Task brief — Transcribe the listing below from its opening line up to and including the line that contains "const xPos = salaries.map((_, i) => i)"; reproduce nothing else.

Material —
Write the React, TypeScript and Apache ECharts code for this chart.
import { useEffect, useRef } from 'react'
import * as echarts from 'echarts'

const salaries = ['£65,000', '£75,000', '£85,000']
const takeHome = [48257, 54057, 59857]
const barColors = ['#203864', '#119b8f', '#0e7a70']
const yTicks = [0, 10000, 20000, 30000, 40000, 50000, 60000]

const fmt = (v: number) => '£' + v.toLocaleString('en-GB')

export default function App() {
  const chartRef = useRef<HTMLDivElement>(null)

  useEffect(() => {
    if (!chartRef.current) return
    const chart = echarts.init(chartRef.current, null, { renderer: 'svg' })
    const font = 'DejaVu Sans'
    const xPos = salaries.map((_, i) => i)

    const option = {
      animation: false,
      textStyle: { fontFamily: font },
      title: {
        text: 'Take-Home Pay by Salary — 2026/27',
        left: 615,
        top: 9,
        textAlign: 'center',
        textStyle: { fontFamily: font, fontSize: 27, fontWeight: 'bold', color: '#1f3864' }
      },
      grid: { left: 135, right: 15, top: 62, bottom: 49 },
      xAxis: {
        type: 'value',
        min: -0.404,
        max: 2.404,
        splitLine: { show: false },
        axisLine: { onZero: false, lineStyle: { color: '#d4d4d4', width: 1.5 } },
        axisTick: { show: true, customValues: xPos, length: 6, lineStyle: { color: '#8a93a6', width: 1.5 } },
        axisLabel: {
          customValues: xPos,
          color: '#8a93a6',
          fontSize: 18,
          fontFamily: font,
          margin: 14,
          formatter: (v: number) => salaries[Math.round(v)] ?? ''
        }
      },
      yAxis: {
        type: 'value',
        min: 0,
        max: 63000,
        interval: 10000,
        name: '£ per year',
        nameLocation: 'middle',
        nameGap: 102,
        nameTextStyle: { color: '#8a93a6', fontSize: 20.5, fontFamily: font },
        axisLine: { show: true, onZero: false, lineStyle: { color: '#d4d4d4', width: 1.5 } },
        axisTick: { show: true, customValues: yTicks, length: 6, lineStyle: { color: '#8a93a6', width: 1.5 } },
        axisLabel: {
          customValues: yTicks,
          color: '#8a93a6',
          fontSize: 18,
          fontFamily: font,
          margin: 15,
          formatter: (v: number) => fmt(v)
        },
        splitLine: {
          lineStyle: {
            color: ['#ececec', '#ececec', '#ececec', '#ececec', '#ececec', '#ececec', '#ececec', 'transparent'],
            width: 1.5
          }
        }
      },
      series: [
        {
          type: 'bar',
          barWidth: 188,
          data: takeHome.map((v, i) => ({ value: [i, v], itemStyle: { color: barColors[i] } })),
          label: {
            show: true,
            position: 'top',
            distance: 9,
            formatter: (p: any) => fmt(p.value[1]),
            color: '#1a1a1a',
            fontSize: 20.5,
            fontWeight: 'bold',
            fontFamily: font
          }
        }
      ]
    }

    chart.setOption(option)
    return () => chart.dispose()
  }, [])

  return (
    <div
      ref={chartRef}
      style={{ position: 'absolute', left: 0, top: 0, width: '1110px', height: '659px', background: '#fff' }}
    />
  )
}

Solution for this task —
Write the React, TypeScript and Apache ECharts code for this chart.
import { useEffect, useRef } from 'react'
import * as echarts from 'echarts'

const salaries = ['£65,000', '£75,000', '£85,000']
const takeHome = [48257, 54057, 59857]
const barColors = ['#203864', '#119b8f', '#0e7a70']
const yTicks = [0, 10000, 20000, 30000, 40000, 50000, 60000]

const fmt = (v: number) => '£' + v.toLocaleString('en-GB')

export default function App() {
  const chartRef = useRef<HTMLDivElement>(null)

  useEffect(() => {
    if (!chartRef.current) return
    const chart = echarts.init(chartRef.current, null, { renderer: 'svg' })
    const font = 'DejaVu Sans'
    const xPos = salaries.map((_, i) => i)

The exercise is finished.